State stores are backed by Kafka changelog topics. On restart, Kafka Streams rebuilds local state by replaying the changelog topic from the beginning (or from a local RocksDB snapshot if available, called a standby replica). This makes the application fault-tolerant without external state management.

Q: What is processing.guarantee=exactly_once_v2?

It enables exactly-once semantics in Kafka Streams using transactional producers. Each stream task wraps its read-process-write cycle in a Kafka transaction, atomically committing output records and input offsets. V2 (since Kafka 2.6) uses one producer per thread rather than per task, improving performance.

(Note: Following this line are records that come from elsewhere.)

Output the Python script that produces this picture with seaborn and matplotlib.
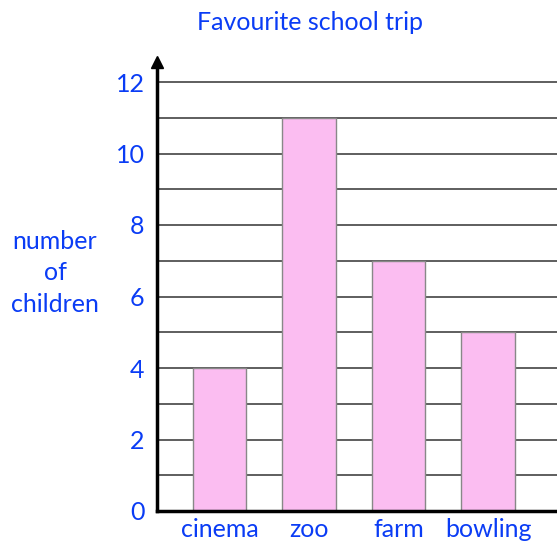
import numpy as np
import pandas as pd
import matplotlib

matplotlib.use("Agg")
import matplotlib.pyplot as plt
import seaborn as sns

# data
trips = ['cinema', 'zoo', 'farm', 'bowling']
children = [4, 11, 7, 5]
y_ticks = [0, 2, 4, 6, 8, 10, 12]

blue = '#0a3cf5'
pink = '#fbbdf1'

sns.set_style('white')
plt.rcParams['font.family'] = ['Lato', 'DejaVu Sans']

df = pd.DataFrame({'trip': trips, 'children': children})

fig = plt.figure(figsize=(5.57, 5.45), dpi=100)
ax = fig.add_axes([157 / 557, 1 - 511 / 545, 1 - 157 / 557, (511 - 62) / 545])

# grid lines every child, drawn under the bars
for k in range(1, 13):
    ax.axhline(k, color='#333333', lw=1.1, zorder=0)

sns.barplot(data=df, x='trip', y='children', color=pink, width=0.6,
            edgecolor='#888888', linewidth=1, saturation=1, ax=ax, zorder=2)

ax.set_xlim(-0.7, 3.77)
ax.set_ylim(0, (511 - 62) / 35.75)

for s in ['top', 'right']:
    ax.spines[s].set_visible(False)
ax.spines['left'].set_linewidth(2.5)
ax.spines['bottom'].set_linewidth(2.5)
ax.spines['left'].set_color('black')
ax.spines['bottom'].set_color('black')
ax.spines['left'].set_zorder(5)
ax.spines['bottom'].set_zorder(5)

# arrow head on y axis
ax.plot(0, 1, marker='^', color='black', markersize=9, transform=ax.transAxes,
        clip_on=False, zorder=6)

ax.set_yticks(y_ticks)
ax.set_yticklabels([str(v) for v in y_ticks], color=blue, fontsize=18)
ax.tick_params(axis='y', length=0, pad=9)
ax.tick_params(axis='x', length=0, pad=5, labelsize=18, labelcolor=blue)
ax.set_xlabel('')
ax.set_ylabel('')

fig.text(55 / 557, 1 - 273 / 545, 'number\nof\nchildren', color=blue, fontsize=18,
         ha='center', va='center', linespacing=1.45)
fig.text(310 / 557, 1 - 22 / 545, 'Favourite school trip', color=blue, fontsize=18,
         ha='center', va='center')

fig.savefig('out.png', dpi=100)
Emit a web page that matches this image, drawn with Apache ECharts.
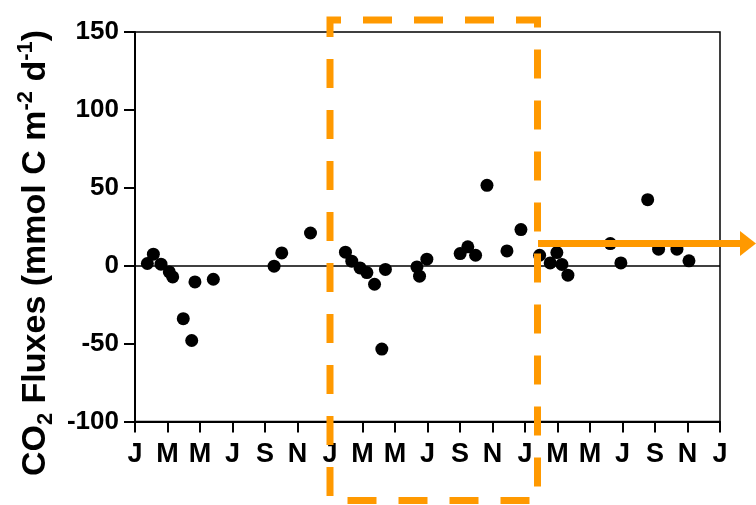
<!DOCTYPE html>
<html>
<head>
<meta charset="utf-8">
<script src="https://cdn.jsdelivr.net/npm/echarts@6/dist/echarts.min.js"></script>
<style>
  html, body { margin: 0; padding: 0; background: #fff; }
  #chart { width: 756px; height: 505px; }
</style>
</head>
<body>
<div id="chart"></div>
<script>
// month position since Jan of first year (0..36)
const monthPos = [0.76, 1.13, 1.6, 2.11, 2.32, 2.97, 3.49, 3.69, 4.82, 8.56, 9.03, 10.8,
  12.95, 13.34, 13.85, 14.27, 14.74, 15.19, 15.41, 17.35, 17.51, 17.96, 20.01, 20.48, 20.96, 21.66, 22.89, 23.75,
  24.9, 25.55, 25.96, 26.27, 26.64, 29.25, 29.9, 31.55, 32.22, 33.35, 34.09]
// CO2 flux, mmol C m-2 d-1
const flux = [1.4, 7.4, 1, -4, -7.2, -34, -48, -10.4, -8.7, -0.3, 8.2, 21,
  8.7, 2.9, -1.4, -4.4, -11.9, -53.5, -2.4, -0.8, -6.7, 4.2, 7.8, 12.1, 6.7, 51.6, 9.5, 23.2,
  6.7, 1.8, 8.4, 0.8, -6.1, 14.2, 1.8, 42.4, 10.6, 10.6, 3.1]
const monthLabels = ['J', 'M', 'M', 'J', 'S', 'N', 'J', 'M', 'M', 'J', 'S', 'N', 'J', 'M', 'M', 'J', 'S', 'N', 'J']

const font = 'Liberation Sans, Arial, Helvetica, sans-serif'
const orange = '#FF9900'

const chart = echarts.init(document.getElementById('chart'))
chart.setOption({
  animation: false,
  backgroundColor: '#fff',
  grid: {
    left: 135,
    right: 36,
    top: 32,
    bottom: 83.5,
    show: true,
    borderColor: '#000',
    borderWidth: 1.5,
    outerBoundsMode: 'none'
  },
  xAxis: {
    type: 'value',
    min: 0,
    max: 36,
    interval: 2,
    axisLine: { onZero: false, lineStyle: { color: '#000', width: 2 }},
    axisTick: { length: 11, lineStyle: { color: '#000', width: 2 }},
    splitLine: { show: false },
    axisLabel: {
      color: '#000',
      fontFamily: font,
      fontWeight: 'bold',
      fontSize: 27,
      margin: 20,
      formatter: function(v) {
        return monthLabels[Math.round(v / 2)]
      }
    }
  },
  yAxis: {
    type: 'value',
    min: -100,
    max: 150,
    interval: 50,
    axisLine: { show: true, onZero: false, lineStyle: { color: '#000', width: 2 }},
    axisTick: { show: true, length: 11, lineStyle: { color: '#000', width: 2 }},
    splitLine: { show: false },
    axisLabel: {
      color: '#000',
      fontFamily: font,
      fontWeight: 'bold',
      fontSize: 26,
      margin: 16
    }
  },
  series: [
    {
      type: 'scatter',
      symbol: 'circle',
      symbolSize: 13,
      itemStyle: { color: '#000', opacity: 1 },
      data: monthPos.map((m, i) => [m, flux[i]]),
      markLine: {
        silent: true,
        symbol: 'none',
        label: { show: false },
        lineStyle: { color: '#000', width: 1.5, type: 'solid' },
        data: [{ yAxis: 0 }]
      },
      z: 3
    }
  ],
  graphic: [
    {
      type: 'text',
      x: 36,
      y: 253,
      rotation: Math.PI / 2,
      style: {
        text: '{a|CO}{sub|2}{a| Fluxes (mmol C m}{sup|-2}{a| d}{sup|-1}{a|)}',
        align: 'center',
        verticalAlign: 'middle',
        fill: '#000',
        rich: {
          a: { fontFamily: font, fontWeight: 'bold', fontSize: 34, lineHeight: 42, verticalAlign: 'middle' },
          sup: { fontFamily: font, fontWeight: 'bold', fontSize: 22, lineHeight: 22, verticalAlign: 'top' },
          sub: { fontFamily: font, fontWeight: 'bold', fontSize: 22, lineHeight: 22, verticalAlign: 'bottom' }
        }
      }
    },
    {
      type: 'rect',
      shape: { x: 330, y: 20, width: 207.5, height: 480.5 },
      style: { fill: null, stroke: orange, lineWidth: 7, lineDash: [29, 22], lineDashOffset: 18 },
      z: 10
    },
    {
      type: 'line',
      shape: { x1: 538, y1: 243.5, x2: 742, y2: 243.5 },
      style: { stroke: orange, lineWidth: 7 },
      z: 10
    },
    {
      type: 'polygon',
      shape: { points: [[740, 231], [756, 243.5], [740, 256]] },
      style: { fill: orange },
      z: 10
    }
  ]
})
</script>
</body>
</html>
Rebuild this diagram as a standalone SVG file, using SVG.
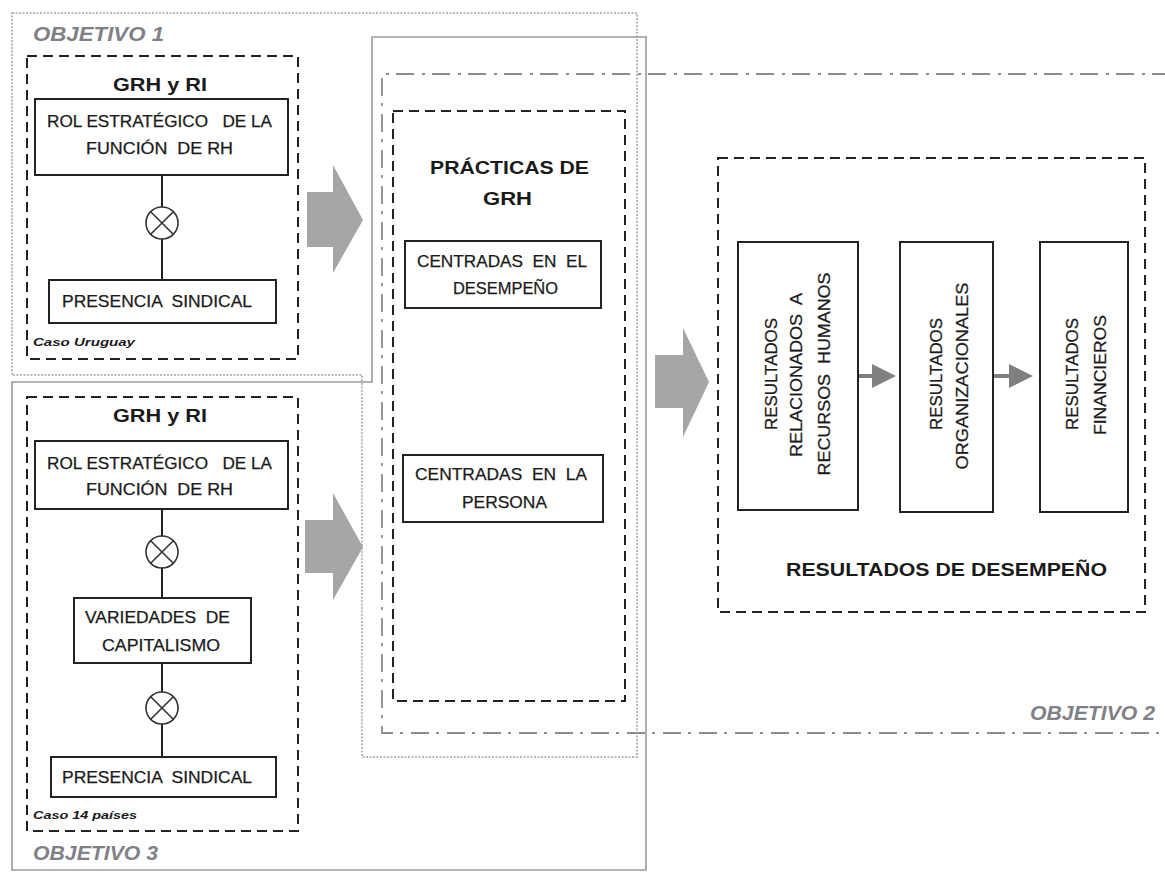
<svg xmlns="http://www.w3.org/2000/svg" width="1165" height="872" viewBox="0 0 1165 872">
<style>
.frame1{fill:none;stroke:#b8b8b8;stroke-width:2;stroke-dasharray:2 1.5}
.frame3{fill:none;stroke:#9a9a9a;stroke-width:1.6}
.frame2{fill:none;stroke:#8c8c8c;stroke-width:1.8;stroke-dasharray:18 7 3 8}
.dash{fill:none;stroke:#222;stroke-width:2;stroke-dasharray:10 6}
.box{fill:#fff;stroke:#222;stroke-width:2}
.conn{stroke:#222;stroke-width:2;fill:none}
.circ{fill:#fff;stroke:#333;stroke-width:1.6}
.xl{stroke:#333;stroke-width:1.6}
.big{fill:#a6a6a6}
.small{fill:#808080}
.sline{stroke:#808080;stroke-width:4}
text{font-family:"Liberation Sans",Arial,sans-serif;fill:#1a1a1a}
.t{font-size:16.5px;stroke:#1a1a1a;stroke-width:0.25}
.h{font-size:19px;font-weight:bold}
.obj{font-size:20px;font-weight:bold;font-style:italic;fill:#7f8187}
.caso{font-size:11px;font-weight:bold;font-style:italic}
.v{font-size:17px;text-anchor:middle;stroke:#1a1a1a;stroke-width:0.25}
</style>
<defs>
<g id="cx"><circle class="circ" cx="0" cy="0" r="16"/><line class="xl" x1="-11.3" y1="-11.3" x2="11.3" y2="11.3"/><line class="xl" x1="-11.3" y1="11.3" x2="11.3" y2="-11.3"/></g>
</defs>

<g id="frames">
<path id="objetivo1-frame" class="frame1" d="M12,13 H637 V757 H362 V375 H12 Z"/>
<path id="objetivo3-frame" class="frame3" d="M372,37 H646 V870 H12 V382 H372 Z"/>
<path id="objetivo2-frame" class="frame2" d="M1170,74 H382 V733 H1170"/>
</g>

<g id="labels">
<text class="obj" x="33" y="41" textLength="131" lengthAdjust="spacingAndGlyphs">OBJETIVO 1</text>
<text class="obj" x="33" y="860" textLength="125" lengthAdjust="spacingAndGlyphs">OBJETIVO 3</text>
<text class="obj" x="1030" y="720" textLength="125" lengthAdjust="spacingAndGlyphs">OBJETIVO 2</text>
</g>

<g id="connectors">
<line class="conn" x1="162" y1="175" x2="162" y2="207"/>
<line class="conn" x1="162" y1="239" x2="162" y2="280"/>
<line class="conn" x1="162" y1="509" x2="162" y2="536"/>
<line class="conn" x1="162" y1="568" x2="162" y2="598"/>
<line class="conn" x1="162" y1="663" x2="162" y2="692"/>
<line class="conn" x1="162" y1="724" x2="162" y2="757"/>
<path class="big" d="M307,192 H333 V165 L363,220 L333,273 V247 H307 Z"/>
<path class="big" d="M305,520 H333 V493 L363,547 L333,600 V573 H305 Z"/>
<path class="big" d="M655,355 H683 V328 L709,382 L683,437 V408 H655 Z"/>
<line class="sline" x1="858" y1="376" x2="873" y2="376"/>
<polygon class="small" points="872,364 896,376 872,388"/>
<line class="sline" x1="993" y1="376" x2="1010" y2="376"/>
<polygon class="small" points="1009,364 1033,376 1009,388"/>
</g>

<g id="grh-ri-1">
<rect class="dash" x="27" y="56" width="271" height="303"/>
<text class="h" x="113" y="91" textLength="94" lengthAdjust="spacingAndGlyphs">GRH y RI</text>
<text class="caso" x="33" y="346" textLength="102" lengthAdjust="spacingAndGlyphs">Caso Uruguay</text>
</g>
<g id="rol-1">
<rect class="box" x="35" y="99" width="253" height="76"/>
<text class="t" x="47" y="127" textLength="225" lengthAdjust="spacingAndGlyphs" xml:space="preserve">ROL ESTRATÉGICO   DE LA</text>
<text class="t" x="86" y="154" textLength="147" lengthAdjust="spacingAndGlyphs" xml:space="preserve">FUNCIÓN  DE RH</text>
</g>
<g id="x-1"><use href="#cx" x="162" y="223"/></g>
<g id="presencia-1">
<rect class="box" x="49" y="280" width="227" height="43"/>
<text class="t" x="62" y="307" textLength="190" lengthAdjust="spacingAndGlyphs" xml:space="preserve">PRESENCIA  SINDICAL</text>
</g>

<g id="grh-ri-3">
<rect class="dash" x="27" y="397" width="271" height="434"/>
<text class="h" x="113" y="422" textLength="94" lengthAdjust="spacingAndGlyphs">GRH y RI</text>
<text class="caso" x="33" y="819" textLength="104" lengthAdjust="spacingAndGlyphs">Caso 14 países</text>
</g>
<g id="rol-3">
<rect class="box" x="35" y="441" width="253" height="68"/>
<text class="t" x="47" y="469" textLength="225" lengthAdjust="spacingAndGlyphs" xml:space="preserve">ROL ESTRATÉGICO   DE LA</text>
<text class="t" x="86" y="495" textLength="147" lengthAdjust="spacingAndGlyphs" xml:space="preserve">FUNCIÓN  DE RH</text>
</g>
<g id="x-3a"><use href="#cx" x="162" y="552"/></g>
<g id="variedades">
<rect class="box" x="74" y="598" width="177" height="65"/>
<text class="t" x="85" y="623" textLength="145" lengthAdjust="spacingAndGlyphs" xml:space="preserve">VARIEDADES  DE</text>
<text class="t" x="102" y="651" textLength="118" lengthAdjust="spacingAndGlyphs">CAPITALISMO</text>
</g>
<g id="x-3b"><use href="#cx" x="162" y="708"/></g>
<g id="presencia-3">
<rect class="box" x="51" y="757" width="225" height="40"/>
<text class="t" x="62" y="783" textLength="190" lengthAdjust="spacingAndGlyphs" xml:space="preserve">PRESENCIA  SINDICAL</text>
</g>

<g id="practicas">
<rect class="dash" x="393" y="111" width="232" height="590"/>
<text class="h" x="430" y="174" textLength="159" lengthAdjust="spacingAndGlyphs">PRÁCTICAS DE</text>
<text class="h" x="483" y="205" textLength="49" lengthAdjust="spacingAndGlyphs">GRH</text>
</g>
<g id="centradas-desempeno">
<rect class="box" x="405" y="241" width="196" height="67"/>
<text class="t" x="417" y="267" textLength="170" lengthAdjust="spacingAndGlyphs" xml:space="preserve">CENTRADAS  EN  EL</text>
<text class="t" x="453" y="294" textLength="105" lengthAdjust="spacingAndGlyphs">DESEMPEÑO</text>
</g>
<g id="centradas-persona">
<rect class="box" x="403" y="455" width="200" height="67"/>
<text class="t" x="415" y="480" textLength="172" lengthAdjust="spacingAndGlyphs" xml:space="preserve">CENTRADAS  EN  LA</text>
<text class="t" x="462" y="508" textLength="85" lengthAdjust="spacingAndGlyphs">PERSONA</text>
</g>

<g id="resultados-desempeno">
<rect class="dash" x="718" y="158" width="427" height="454"/>
<text class="h" x="786" y="576" textLength="321" lengthAdjust="spacingAndGlyphs">RESULTADOS DE DESEMPEÑO</text>
</g>
<g id="res-rh">
<rect class="box" x="738" y="242" width="120" height="268"/>
<text class="v" x="777" y="374" transform="rotate(-90 777 374)" textLength="112" lengthAdjust="spacingAndGlyphs">RESULTADOS</text>
<text class="v" x="802" y="375" transform="rotate(-90 802 375)" textLength="164" lengthAdjust="spacingAndGlyphs" xml:space="preserve">RELACIONADOS  A</text>
<text class="v" x="830" y="374" transform="rotate(-90 830 374)" textLength="203" lengthAdjust="spacingAndGlyphs" xml:space="preserve">RECURSOS  HUMANOS</text>
</g>
<g id="res-org">
<rect class="box" x="900" y="242" width="93" height="270"/>
<text class="v" x="942" y="374" transform="rotate(-90 942 374)" textLength="112" lengthAdjust="spacingAndGlyphs">RESULTADOS</text>
<text class="v" x="968" y="376" transform="rotate(-90 968 376)" textLength="187" lengthAdjust="spacingAndGlyphs">ORGANIZACIONALES</text>
</g>
<g id="res-fin">
<rect class="box" x="1040" y="242" width="88" height="270"/>
<text class="v" x="1078" y="374" transform="rotate(-90 1078 374)" textLength="112" lengthAdjust="spacingAndGlyphs">RESULTADOS</text>
<text class="v" x="1106" y="375" transform="rotate(-90 1106 375)" textLength="120" lengthAdjust="spacingAndGlyphs">FINANCIEROS</text>
</g>
</svg>
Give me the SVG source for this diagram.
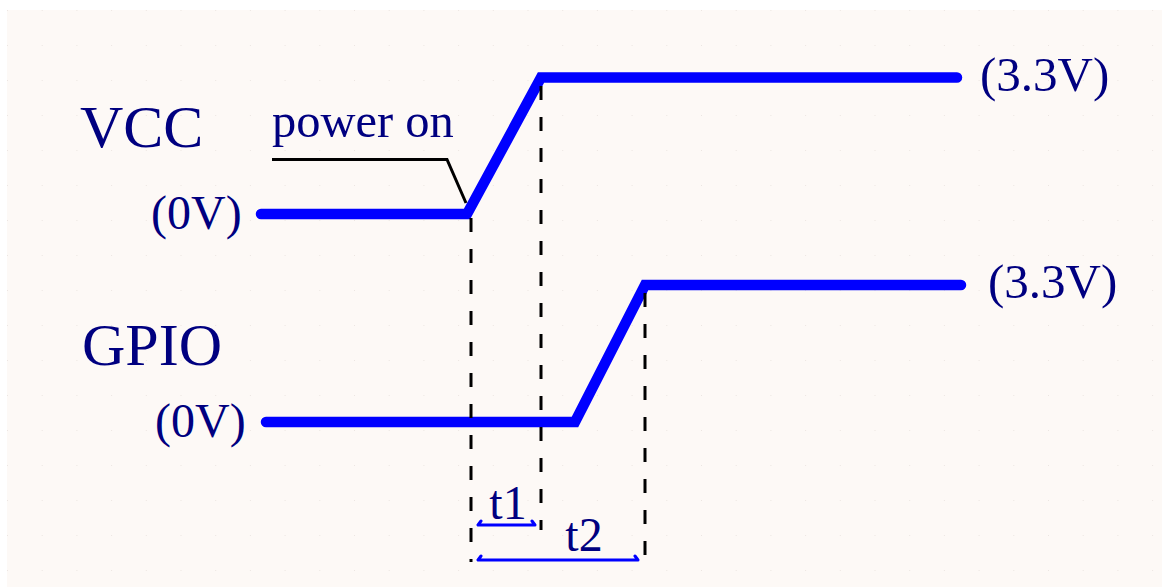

Q: What is the difference between a windowed aggregation and a sessionized aggregation?

A windowed aggregation (tumbling, hopping, sliding) groups events into fixed or overlapping time buckets. A session window groups events by activity gap — all events for a key with no gap longer than inactivityGap are grouped together, creating variable-length windows based on actual activity patterns. Session windows are useful for user session analytics.

Q: How does Kafka Streams scale?

Kafka Streams parallelism is based on partition count. Each stream task processes one input partition. Multiple tasks run in parallel on available stream threads. Scaling out (more instances) causes Kafka's internal topic partitions to be redistributed across instances. The max parallelism is limited by the partition count of the input topics.


Advanced Editorial Pass: Stream Processing as Stateful System Design

What Matters Beyond API Usage

  • Topology design is a resilience and operability decision, not only functional flow.
  • State store strategy influences recovery time and resource footprint.
  • Windowing and join semantics must reflect business time and late-arrival behavior.

Production Failure Modes

  • Repartition topics and state stores growing without lifecycle controls.
  • Event-time assumptions breaking under clock skew and delayed producers.
  • Exactly-once expectations invalidated by external side effects.

Engineering Heuristics

  1. Make topology naming and processor intent explicit for debugging.
  2. Size state and retention with recovery objectives in mind.
  3. Test with out-of-order and late events, not only ordered happy paths.